The collective aspect is crucial. This shared imaginarium, this hive consciousness. Its Borgesian! Almost a hundred artists.

Paul Becker, 'Smoking and Reading', 2019, oil on linen, 40 x 33 cm.
Friends

Your practice is full of collaborations, which is quite rare for a painter. Why are you drawn to working with others and which projects have been the richest?

To go back to my 1980’s degree course, which, as I mentioned, was pretty awful, it kind of inculcated in me this weird, treasonous suspicion (alongside, concomitantly and perversely, a desperate love) of the whole project of painting and how it was this super arrogant concern in those days that was really snooty about any other way of making work. Back then we all had low level ambitions that revolved around Cork Street and the London commercial market, ‘getting a gallery’: showing and selling and that was kind of about it.

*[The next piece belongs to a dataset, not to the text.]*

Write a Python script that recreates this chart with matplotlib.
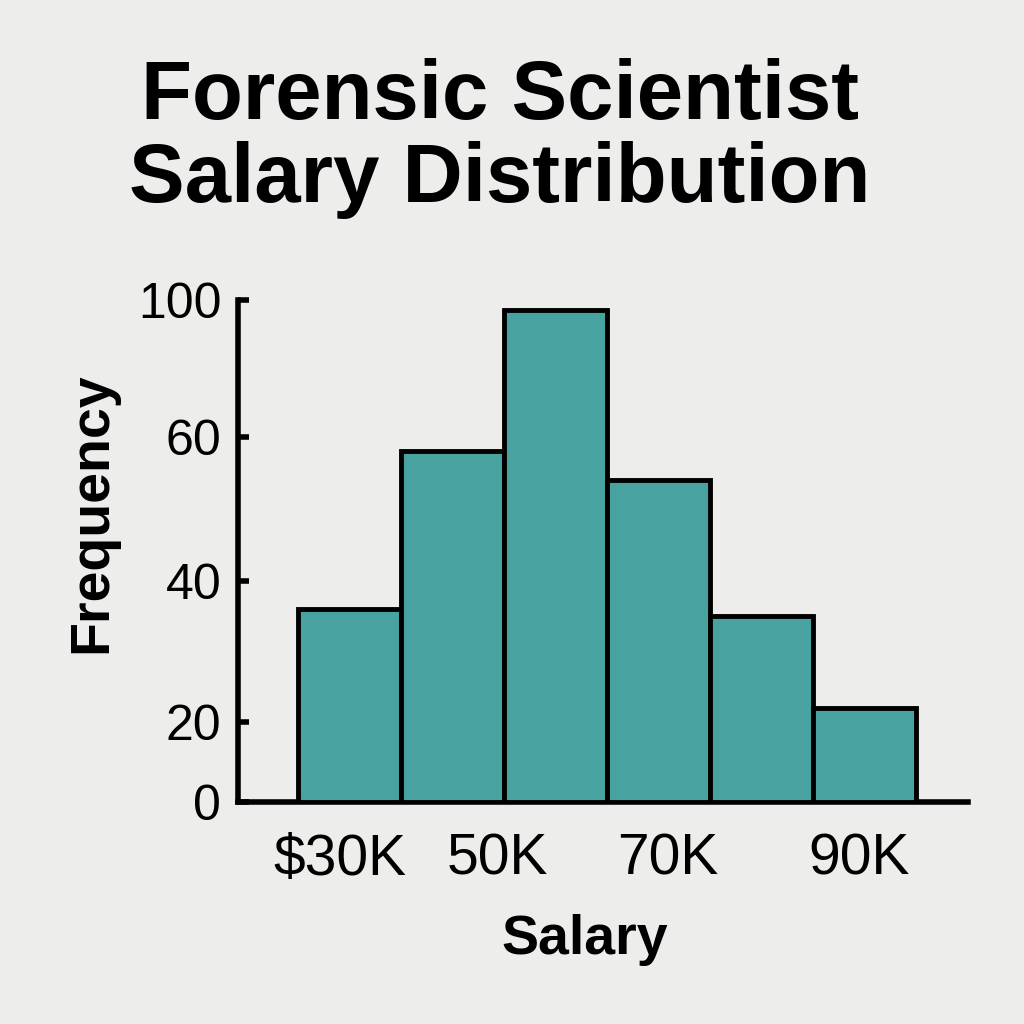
import numpy as np
import matplotlib
matplotlib.use("Agg")
import matplotlib.pyplot as plt

# salary bins (thousands) and counts
bin_edges = [30, 40, 50, 60, 70, 80, 90]
counts = [36, 58, 97, 54, 35, 22]

y_ticks = [0, 20, 40, 60, 100]
y_labels = ["0", "20", "40", "60", "100"]
x_ticks = [34.1, 49.4, 65.9, 84.4]
x_labels = ["$30K", "50K", "70K", "90K"]

# the y axis in the picture is not evenly spaced; map it piecewise
y_anchor = [0, 20, 40, 60, 100]
y_pos = [0, 16.0, 44.0, 72.8, 100]


def fwd(v):
    return np.interp(v, y_anchor, y_pos)


def inv(v):
    return np.interp(v, y_pos, y_anchor)


bg = "#ededeb"
teal = "#48a3a0"

fig = plt.figure(figsize=(10.24, 10.24), dpi=100, facecolor=bg)
ax = fig.add_axes([0.2324, 0.2168, 0.7129, 0.4902], facecolor=bg)

lefts = bin_edges[:-1]
widths = np.diff(bin_edges)
ax.bar(lefts, counts, width=widths, align="edge", color=teal,
       edgecolor="black", linewidth=3.5, zorder=3)

ax.set_yscale("function", functions=(fwd, inv))
ax.set_ylim(0, 100.4)
ax.set_xlim(24.2, 95.0)

ax.spines["top"].set_visible(False)
ax.spines["right"].set_visible(False)
ax.spines["left"].set_linewidth(4)
ax.spines["bottom"].set_linewidth(4)

ax.set_yticks(y_ticks)
ax.set_yticklabels(y_labels, fontsize=36, family="Liberation Sans")
ax.yaxis.set_minor_locator(matplotlib.ticker.NullLocator())
ax.tick_params(axis="y", direction="in", length=8, width=4, pad=12)

ax.set_xticks(x_ticks)
ax.set_xticklabels(x_labels, fontsize=41, family="Liberation Sans")
ax.tick_params(axis="x", length=0, pad=22)

fig.text(0.488, 0.865, "Forensic Scientist\nSalary Distribution",
         ha="center", va="center", fontsize=60, fontweight="bold",
         family="Liberation Sans", linespacing=1.08)
fig.text(0.09, 0.499, "Frequency", rotation=90, ha="center", va="center",
         fontsize=40, fontweight="bold", family="Liberation Sans")
fig.text(0.571, 0.082, "Salary", ha="center", va="center",
         fontsize=40, fontweight="bold", family="Liberation Sans")

fig.savefig("out.png", dpi=100, facecolor=bg)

Paul Becker, 'Tutor', 2019, oil on canvas, 60 x 39 cm.

I knew I wanted to paint but I also knew I was suspicious of the white cube and the connection with the market and eventually the way I found I could deal with this (apart from hardly ever showing my work in galleries) was through my writing and how I could immediately disseminate it for free. Almost as soon as I began to write I began to work with other people. I met Francesco Pedraglio when we were both at the HMI and we have always worked together since. He’s like the dream collaborator. His urgency and energy. He is deeply critical but also hugely positive. The work I did with him and Form Content was super enjoyable. And for the last two years we have been working on a beautiful anthology with Kate Briggs, an extrapolation on her unprecedented book This Little Art (Fitzcarraldo, 2017) which gathers essays by many authors –translators, artists, editors, and poets– who relate to translation as a task that demands its own specificity.

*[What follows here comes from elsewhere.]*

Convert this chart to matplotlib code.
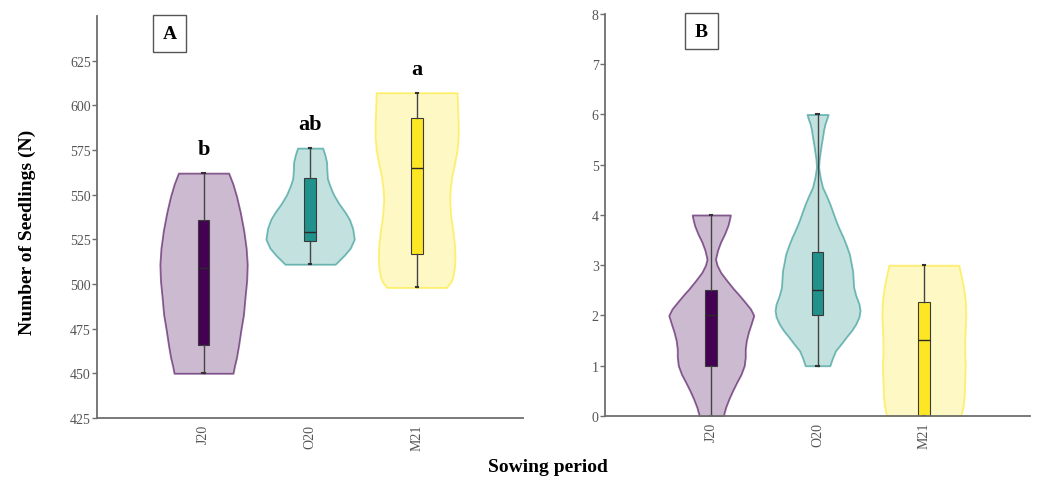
import matplotlib
matplotlib.use("Agg")
import matplotlib.pyplot as plt
from matplotlib.colors import to_rgba
import numpy as np

plt.rcParams['font.family'] = ['Liberation Serif', 'DejaVu Serif']

categories = ["J20", "O20", "M21"]
letters_a = ["b", "ab", "a"]
colors = ["#440154", "#21918c", "#fde725"]

# ---- panel A : number of seedlings, box stats
a_min = [450, 511, 498]
a_q1 = [466, 524, 517]
a_med = [509, 529, 565]
a_q3 = [536, 559, 593]
a_max = [562, 576, 607]

# ---- panel B
b_min = [0, 1, 0]
b_q1 = [1.0, 2.0, 0.0]
b_med = [2.0, 2.5, 1.52]
b_q3 = [2.5, 3.27, 2.27]
b_max = [4, 6, 3]

# violin outlines: y values and half widths (category units)
a_j20_y = [450, 454, 459, 466, 474, 483, 493, 502, 511, 520, 530, 540, 549, 556, 562]
a_j20_w = [0.277, 0.29, 0.31, 0.33, 0.35, 0.375, 0.39, 0.405, 0.41, 0.40, 0.377, 0.345, 0.31, 0.275, 0.236]
a_o20_y = [511, 516, 520, 525, 531, 536, 540, 545, 550, 555, 559, 564, 568, 572, 576]
a_o20_w = [0.236, 0.32, 0.377, 0.415, 0.40, 0.37, 0.33, 0.27, 0.22, 0.185, 0.163, 0.157, 0.155, 0.14, 0.118]
a_m21_y = [498, 501, 504, 509, 515, 522, 530, 538, 547, 553, 560, 567, 575, 582, 590, 598, 607]
a_m21_w = [0.28, 0.32, 0.34, 0.355, 0.36, 0.355, 0.34, 0.32, 0.31, 0.315, 0.33, 0.355, 0.38, 0.39, 0.39, 0.385, 0.38]

b_j20_y = [0, 0.17, 0.34, 0.5, 0.67, 0.83, 1.0, 1.17, 1.33, 1.5, 1.67, 1.83, 2.0, 2.13, 2.26, 2.4,
           2.53, 2.7, 2.86, 3.0, 3.12, 3.3, 3.46, 3.62, 3.79, 3.9, 4.0]
b_j20_w = [0.113, 0.135, 0.166, 0.2, 0.24, 0.28, 0.31, 0.32, 0.32, 0.33, 0.35, 0.375, 0.40, 0.37, 0.32, 0.265,
           0.21, 0.145, 0.088, 0.055, 0.04, 0.06, 0.088, 0.125, 0.157, 0.17, 0.18]
b_o20_y = [1.0, 1.15, 1.3, 1.43, 1.57, 1.7, 1.83, 1.97, 2.1, 2.23, 2.4, 2.56, 2.72, 2.89, 3.05, 3.22, 3.4,
           3.56, 3.72, 3.89, 4.05, 4.22, 4.4, 4.55, 4.75, 4.95, 5.1, 5.21, 5.4, 5.55, 5.7, 5.81, 5.9, 6.0]
b_o20_w = [0.116, 0.14, 0.17, 0.22, 0.27, 0.32, 0.36, 0.39, 0.40, 0.39, 0.36, 0.34, 0.335, 0.33, 0.315, 0.30, 0.27,
           0.24, 0.205, 0.172, 0.145, 0.116, 0.08, 0.047, 0.025, 0.01, 0.015, 0.022, 0.035, 0.047, 0.058, 0.07, 0.085, 0.10]
b_m21_y = [0, 0.2, 0.4, 0.7, 1.0, 1.25, 1.5, 1.75, 2.0, 2.3, 2.6, 2.8, 3.0]
b_m21_w = [0.35, 0.37, 0.38, 0.385, 0.39, 0.385, 0.385, 0.39, 0.395, 0.39, 0.37, 0.35, 0.33]


def draw_panel(ax, outlines, mins, q1s, meds, q3s, maxs):
    vp = []
    for (ys, ws), lo, hi, m in zip(outlines, mins, maxs, meds):
        vp.append({'coords': np.array(ys, float), 'vals': np.array(ws, float),
                   'mean': m, 'median': m, 'min': lo, 'max': hi})
    widths = [2 * max(ws) for ys, ws in outlines]
    parts = ax.violin(vp, positions=range(3), widths=widths, showextrema=False)
    for body, c in zip(parts['bodies'], colors):
        body.set_alpha(None)
        body.set_facecolor(to_rgba(c, 0.27))
        body.set_edgecolor(to_rgba(c, 0.6))
        body.set_linewidth(1.3)
        body.set_joinstyle('round')

    stats = []
    for lo, a, m, b, hi in zip(mins, q1s, meds, q3s, maxs):
        stats.append({'med': m, 'q1': a, 'q3': b, 'whislo': lo, 'whishi': hi, 'fliers': []})
    bp = ax.bxp(stats, positions=range(3), widths=0.11, patch_artist=True,
                showfliers=False, capwidths=0.02,
                boxprops=dict(edgecolor='#3a3a3a', linewidth=0.8),
                whiskerprops=dict(color='#444444', linewidth=1.0),
                capprops=dict(color='#333333', linewidth=1.5),
                medianprops=dict(color='#2a2a2a', linewidth=1.0))
    for patch, c in zip(bp['boxes'], colors):
        patch.set_facecolor(c)

    ax.set_xlim(-1, 3)
    ax.set_xticks(range(3))
    ax.set_xticklabels(categories, rotation=90)
    for s in ('top', 'right'):
        ax.spines[s].set_visible(False)
    for s in ('left', 'bottom'):
        ax.spines[s].set_color('#6e6e6e')
        ax.spines[s].set_linewidth(1.3)
    ax.tick_params(axis='x', length=0, pad=4, labelsize=10, labelcolor='#555555')
    ax.tick_params(axis='y', length=3.5, width=1, color='#6e6e6e', pad=1,
                   labelsize=10, labelcolor='#555555')


fig = plt.figure(figsize=(10.42, 4.81), dpi=100)
axA = fig.add_axes([0.0931, 0.129, 0.409, 0.836])
axB = fig.add_axes([0.5806, 0.133, 0.408, 0.836])

draw_panel(axA, [(a_j20_y, a_j20_w), (a_o20_y, a_o20_w), (a_m21_y, a_m21_w)],
           a_min, a_q1, a_med, a_q3, a_max)
axA.set_ylim(425, 650)
axA.set_yticks(range(425, 626, 25))

draw_panel(axB, [(b_j20_y, b_j20_w), (b_o20_y, b_o20_w), (b_m21_y, b_m21_w)],
           b_min, b_q1, b_med, b_q3, b_max)
axB.set_ylim(0, 8)
axB.set_yticks(range(0, 9))

# significance letters
for i, (t, top) in enumerate(zip(letters_a, a_max)):
    axA.annotate(t, (i, top), xytext=(0, 10), textcoords='offset points',
                 ha='center', va='bottom', fontsize=16, fontweight='bold')

# panel tags
box = dict(boxstyle='square,pad=0.5', facecolor='white', edgecolor='#555555', linewidth=1.0)
axA.text(-0.32, 640, "A", ha='center', va='center', fontsize=14, fontweight='bold', bbox=box)
axB.text(-0.094, 7.66, "B", ha='center', va='center', fontsize=14, fontweight='bold', bbox=box)

fig.text(0.026, 0.517, "Number of Seedlings (N)", rotation=90, ha='center', va='center',
         fontsize=14, fontweight='bold')
fig.text(0.526, 0.029, "Sowing period", ha='center', va='center', fontsize=14, fontweight='bold')

fig.savefig("out.png", dpi=100)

I have been lucky mostly that my collaborators have been so amazing. My collaboration with Johannes Maier, the filmmaker was so easy because he is such a beautiful soul. The work Nadia and I did with Tess Denman-Cleaver on performances based on original translations of Robert Walser juvenilia was brilliant. Not all my collaborations have been successful. Starting a gallery called Drop City, in Newcastle ended up as an unmitigated disaster. I have made a really intense album of music with Luke McCreadie, with our band, War Dr. Only four people have heard it on Spotify but I think it’s one of the best things I have ever done. I am the guitarist and can barely play. It is just like the painting. The mistakes are the thing. How you strategize to properly redeploy them, recycle them.

Paul Becker, 'Bald King', 2019, oil on canvas, 40 x 33 cm
Future

What are you currently working on or thinking about?

I am trying to turn some of the Kink in the Arc into an actual publishable novel and am trying and failing to find an actual publisher. I understand the problem. It is a difficult project for publishers to get their heads around. I have no studio at the moment so I am drawing with coloured pencils on a small table, when my children are asleep. I miss oil painting something terrible. And showing paintings! We spoke in our correspondence regarding my moaning about the 'low level ambitions' of painters like myself in the 80’s and 90’s and you said there was 'a satisfying simplicity in making paintings and showing them that didnt have to be mercenary' which really hit home and yes, I would really love to see some of my paintings with lots of space on a wall, in a gallery. But mostly I am working on loving my two boys all day long. I have come to parenthood late in life and I find it agrees with me.

Paul Becker, 'Swallowtail', 2019, oil on linen, 40.5 x 48 cm.
This conversation took place with Fay Nicolson via email during April 2021.